July cocoa on ICE Futures US settled up $4, or 0.2 percent, at $2,364 a tonne, having earlier touched $2,375, the highest level since December. Cocoa dialled back from its intraday high as investors took profits, though buying came in as prices dipped, dealers said. "The market is trying to consolidate what has been a very strong trend," said a London-based broker.
Second-month cocoa was up 1.4 percent from last Friday's close and up more than 16 percent from a March low of $2,034 per tonne. Both the New York and London markets have rallied since March amid bullish technicals based on historical price charts. On a fundamental basis, views on West Africa's mid-crop were mixed, with a lack of consensus on supply. "There's divided opinion between traders on the size of the mid-crop," Kona Haque, an analyst at Macquarie Bank, said.

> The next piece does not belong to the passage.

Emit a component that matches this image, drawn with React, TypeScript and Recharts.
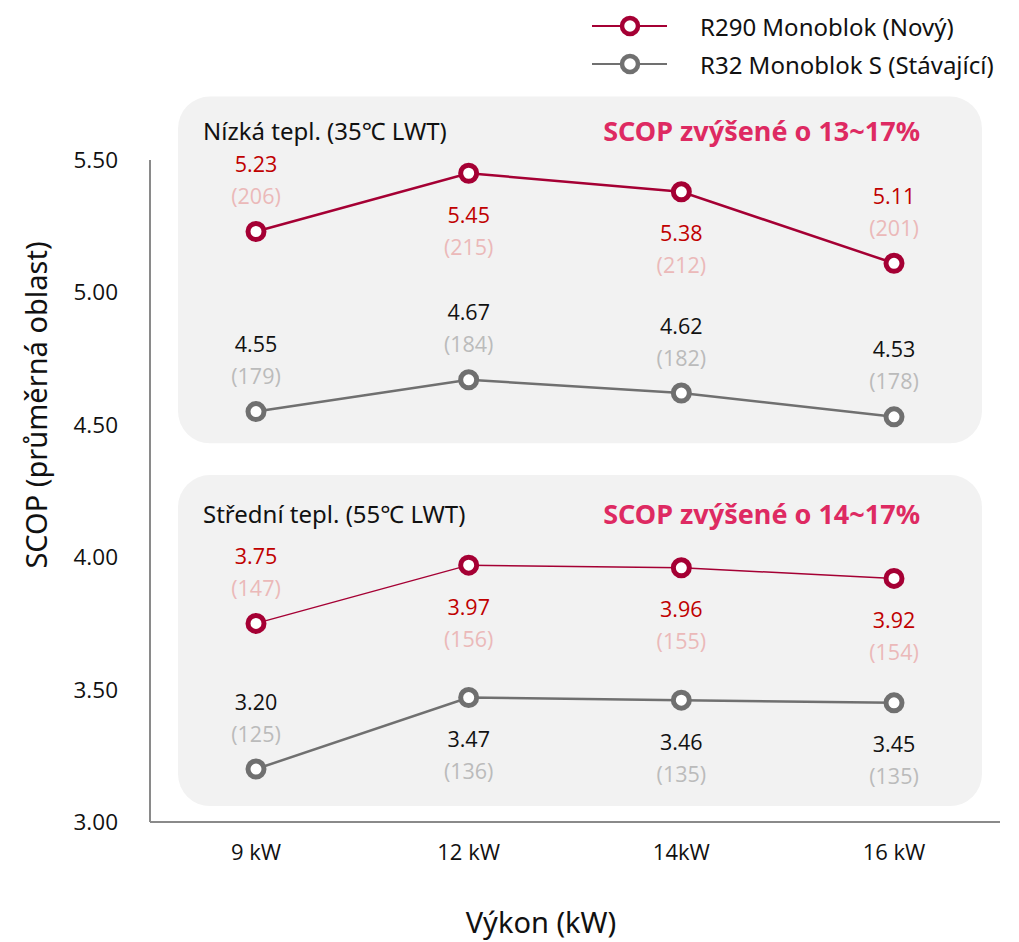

The median forecast from a Reuters poll earlier this month on the size of Ivory Coast's mid-crop was 400,000 tonnes, above the average production over the past five years. July cocoa on Liffe finished down 9 pounds, or 0.6 percent, at 1,546 pounds a tonne, pressured by a strong sterling. July arabica coffee futures on ICE were down 3.45 cent, or 2.5 percent, to finish at $1.3395 per lb, after falling as low as $1.3305 a lb during late-session trading.
That was the lowest price for second-month contract since May 2010. The contract posted a weekly loss of 6.5 percent, its largest since December. Coffee's tumble near the end of the session was driven by technical factors, following a failure to reach Thursday's highs, dealers said. Arabica futures have been under pressure from a large net short position held by speculators, and continued selling drove prices to a fresh low on Friday, said Price Futures Group's Scoville.
July robusta coffee futures on Liffe were up $23, or 1.2 percent, to close at $2,007 a tonne after mixed trading throughout the session. May raw sugar futures finished down 0.05 cent, or 0.3 percent, to settle at 17.36 cents a lb, down nearly 4 percent from last week's close. The spot contract touched 17.25 cents the previous session, the lowest level for the front month since July 2010. Open interest in May totalled 57,936 contracts on Thursday ahead of the contract's expiry on April 30.
The most-active July raw sugar contract closed up 0.04 cent, or 0.3 percent, at 17.42 cents a lb, but still registered a loss of about 2.6 percent from last week's close. August white sugar on Liffe was up $1.90, or 0.4 percent, to settle at $500.60 a tonne.